I feel like I have a secret to confess: I am glad to move out of my office.
I will miss my titanic window, for sure, and those great bookshelves my friends built for me (and some of the books I am leaving to Rachel!). But I am glad to move on. True, I don’t get too attached to places (except Philadelphia, apparently), but it’s more. It is time for a second and third act of this great play God is writing with my life. I am looking forward to it.
For some reason, when I say something like that, I feel like a traitor to the good memories that the office holds in my mind and others’. Even though I am excited to move into what is next, there are reasons for feeling a bit guilty:
- We shared a lot of emotions in that office — it was good. We fought, confessed, imagined, revealed, rejoiced and wept. The emotions made it a sacred place where I trusted someone and we loved. How could we not want to stay in that?
- We are spatial — we don’t transplant that easily. We don’t float around in the air, we need our feet on the ground. If we don’t plant somewhere, we wither. After I posted the picture above on Facebook the other day someone said they finally believed I was moving out. Before they saw the evidence, my move (and my changing) seemed surreal; but now it is real. I feel the same way at times. I sat in one of my nice, new chairs in my new place the other day and I did not know where I was yet. It was a little scary. But we don’t want to get so planted that we can’t replant, do we?
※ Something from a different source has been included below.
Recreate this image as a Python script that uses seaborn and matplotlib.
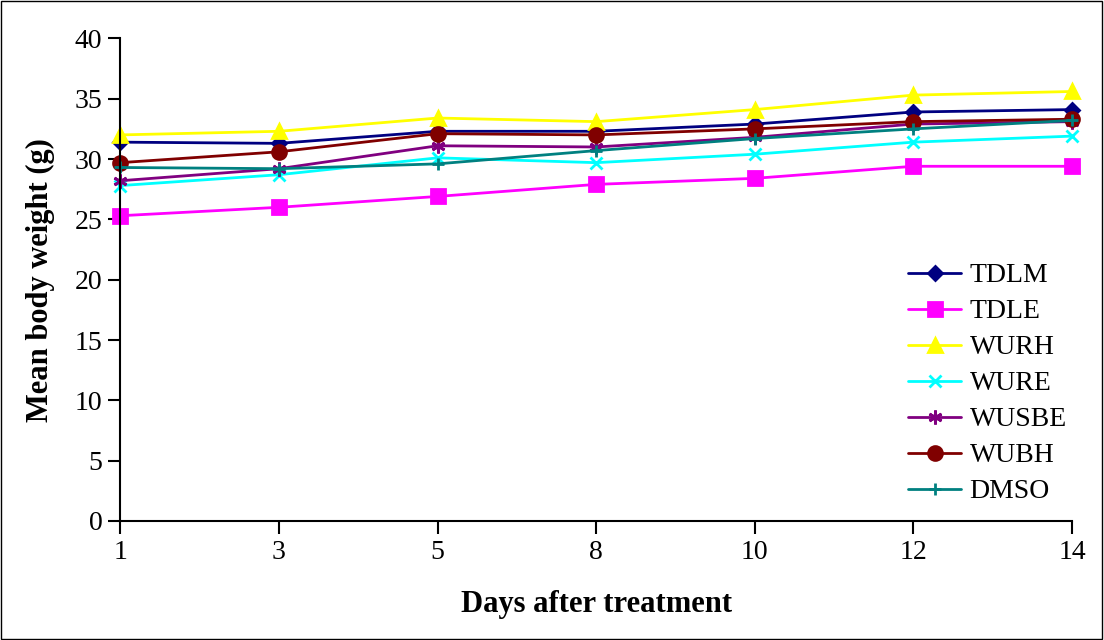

- We remember — those memories make our identity. These days it is popular to say that we get our sense of self by being “storied.” Whatever narrative we tell about ourselves, that is who we are. I don’t believe that, but it has some truth to it. I think I am part of a much larger story than the small one about me. But what we remember about the time we shared in my former office will always be part of who I am. Someone also posted on Facebook wondering if my move meant I was finally returning to California! Memories can last a long time. If we let God knit them into his love and truth, I think they have the eternal value we like to give them.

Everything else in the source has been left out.